Video: 1.66:1. Audio: French, Linear PCM Mono. Extras: new interview with director Molinaro, archival footage featuring actor Serrault and Jean Poiret (writer and star of the original stage production of La Cage aux Folles), new interview with The Changing Room: Sex, Drag and Theatre author Laurence Senelick, booklet featuring an essay by critic David Ehrenstein. Studio: The Criterion Collection.
This classic 1976 suspense thriller was adapted by screenwriter William Goldman (Butch Cassidy and the Sundance Kid, All the President's Men, Misery) from his own novel and directed by John Schlesinger (Midnight Cowboy, Darling, Sunday Bloody Sunday).
When the brother of a Nazi war criminal is killed in a traffic accident in New York, Doc Levy (Roy Scheider), an American (agent) in Paris who belongs to a covert US government group called “The Division,” travels to New York in the hope that escaped Nazi war criminal Szell (Laurence Olivier) will be tempted out of his South American hiding place to recover and sell off a valuable cache of diamonds which he’d gathered from Jews in Auschwitz before they were murdered. Shortly thereafter, members of The Division, one by one, begin dying.
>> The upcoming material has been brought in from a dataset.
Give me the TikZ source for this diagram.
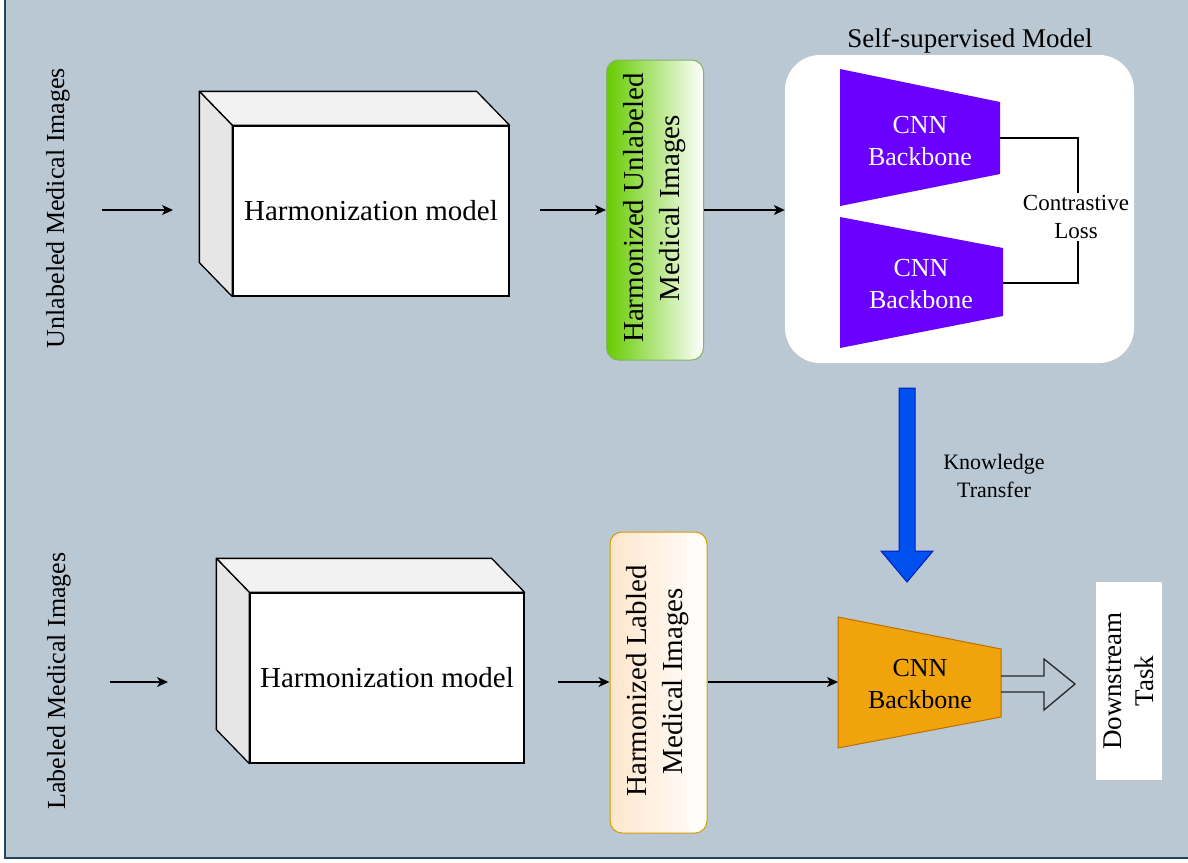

Doc meets up with his younger brother, Babe (Dustin Hoffman), a history Ph.D. candidate pacifist innocent, and avid runner, and suspects his brother’s girlfriend is working for Szell. After confronting Szell, in the process getting wounded, Doc staggers to Babe’s apartment and collapses without telling him anything. Szell, who is trying to wrap up loose ends in his diamond dealings and ensure that no one knows his identity, has Babe kidnapped and brought to him. Then the former SS dentist Szell, The White Angel of Auschwitz, asks the immortal question, “Is it safe?”
Marathon Man co-stars William Devane, Marthe Keller, and Fritz Weaver.
Video: 1.85:1. Audio: DTS-HD Master Audio 5.1, Dolby Digital 2.0. Extras: “The Magic of Hollywood . . . Is the Magic of People” 21-minute making-of featurette with producer Robert Evans, “Remembering Marathon Man,” 30-minute featurette with Hoffman, Scheider, Keller, and Goldman sharing their memories, 21 minutes of rehearsal footage. Studio: Warner.